- Issues relating to development and management of Social Sector/Services relating to Health, Education, Human Resources.
Fixed Dose Combinations (FDCs)
What to study?
For Prelims: Meaning of FDCs.
For Mains: FDCs- why are they popular, concerns associated and the need for measures to check their quality and standard.
Context: A drug advisory body sub-committee has asked pharmaceutical companies to prove that 324 combination medicines are safe and effective for patients to consume in order to decide whether these drugs should continue to be sold in India.
What’s the issue now?
- Fixed dose combinations (FDCs) were declared “irrational” by a Health Ministry expert committee set up in 2014.
- To give an opportunity to drug makers to defend the 324 FDCs, the sub-committee has given the companies until June 30 to submit and present “precise data”.
As of April, the CDSCO had approved 1,288 FDCs. This is disproportionately high compared with the availability in a tightly regulated market like USFDA, which has only a few hundred approved FDCs.

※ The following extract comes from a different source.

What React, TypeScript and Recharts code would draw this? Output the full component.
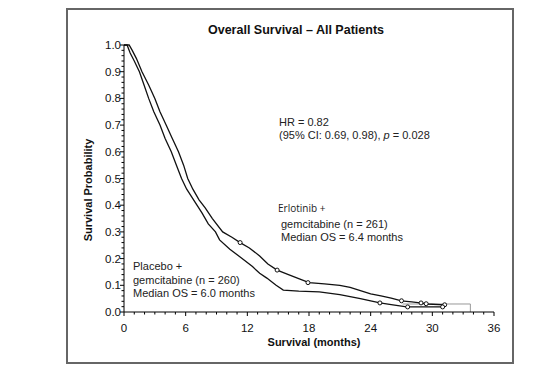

- The problem of unapproved FDCs mainly affects those who get treated in the private sector. In the absence of a strong pharmacovigilance mechanism in India, there is no data on adverse events of these unapproved FDCs.
What’s ailing the system?
There are multiple deficiencies in the CDSCO’s approval process for FDCs. Main amongst them are institutional problems such as understaffing, lack of skills, and inadequate infrastructure. However, the most significant issue is the issuance of manufacturing licenses by the State Licensing Authority without the prior clearance of the Drug Controller General of India DCG(I), the head of CDSCO.
What are FDCs?
An FDC is a cocktail of two or more active drug ingredients in a fixed ratio of doses. According to US healthcare provider IMS Health, almost half the drugs sold in India in 2014 were FDC, making it a world leader in combination drugs.
Why are they popular in India?
FDCs’ popularity in India is due to advantages such as increased efficacy, better compliance, reduced cost and simpler logistics of distribution. FDCs have shown to be particularly useful in the treatment of infectious diseases like HIV, malaria and tuberculosis, where giving multiple antimicrobial agents is the norm. FDCs are also useful for chronic conditions especially, when multiple disorders co-exist.